Yemen Blues’ band members clearly love performing together, and their collaborative energy carries over into the audience. Their music often fills listeners with such a sense of joy that it is not uncommon to see audience members of all ages dancing together in the aisles during concerts. The energy generated at performances is an important element of the music that the group successfully recreated on its first album. “We recorded the album entirely in one room with nothing between us so we could feel each others’ energy,” explains Kahalani.

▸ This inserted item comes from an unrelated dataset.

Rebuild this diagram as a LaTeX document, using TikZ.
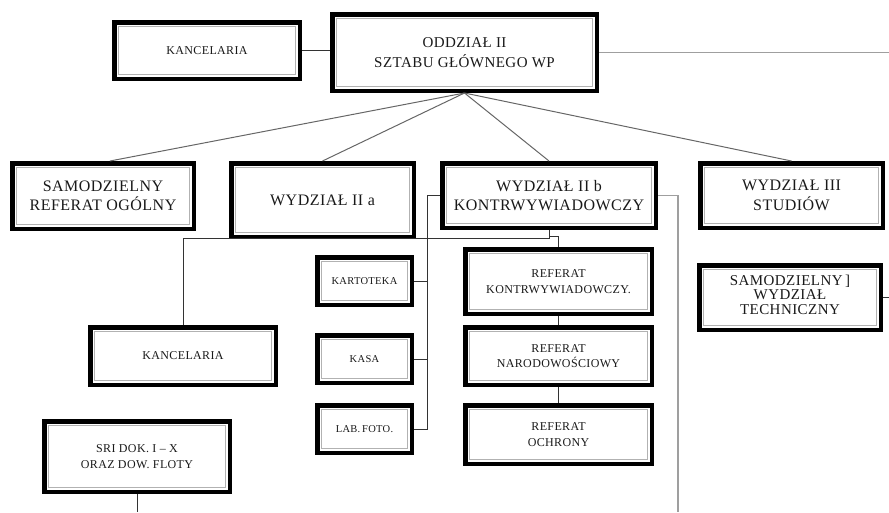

Kahalani primarily sings in Yemenite Arabic, the language of his family. “I’m trying to learn everything back now,” he says. At the same time, he also pairs languages that fit best with the melody and the meaning of songs. “Trape La Verite,” for example, uses French Creole to describe the end of a romance. Kahalani’s singing is at its finest here, ranging from lullaby-like to wailing. The gentle instrumentization by Avital, especially of the percussion and strings, provides the perfect backing for this bittersweet song.

Yemen Blues performs “Trape La Verite” at Reading3 in Tel Aviv.

The bottom line

To date, Yemen Blues has performed from Israel to Spain and from Brazil to the United States, drawing critical praise wherever they go. More telling of their success, however, is their connection with audience members and the fact that they are genuinely fulfilling their musical vision. Yemen Blues works as a band because they have found the right creative medium—blues music—and truly believe in what they are doing. There is a lot of lip service paid to the “universality” of music, but this is a band that could even make a skeptic believe.

“Baraca,” performed at Freight and Salvage in Berkeley, demonstrates the best of the band’s musical and collaborative skills.

Yemen Blues’ feverish performance schedule continues this summer, offering numerous opportunities to hear them live. Their website provides details about many of their performances, and check your local concert listings too for those not shown.

We look forward to catching Yemen Blues perform again in the San Francisco Bay Area this summer and expect a bright future for this talented and worthy band.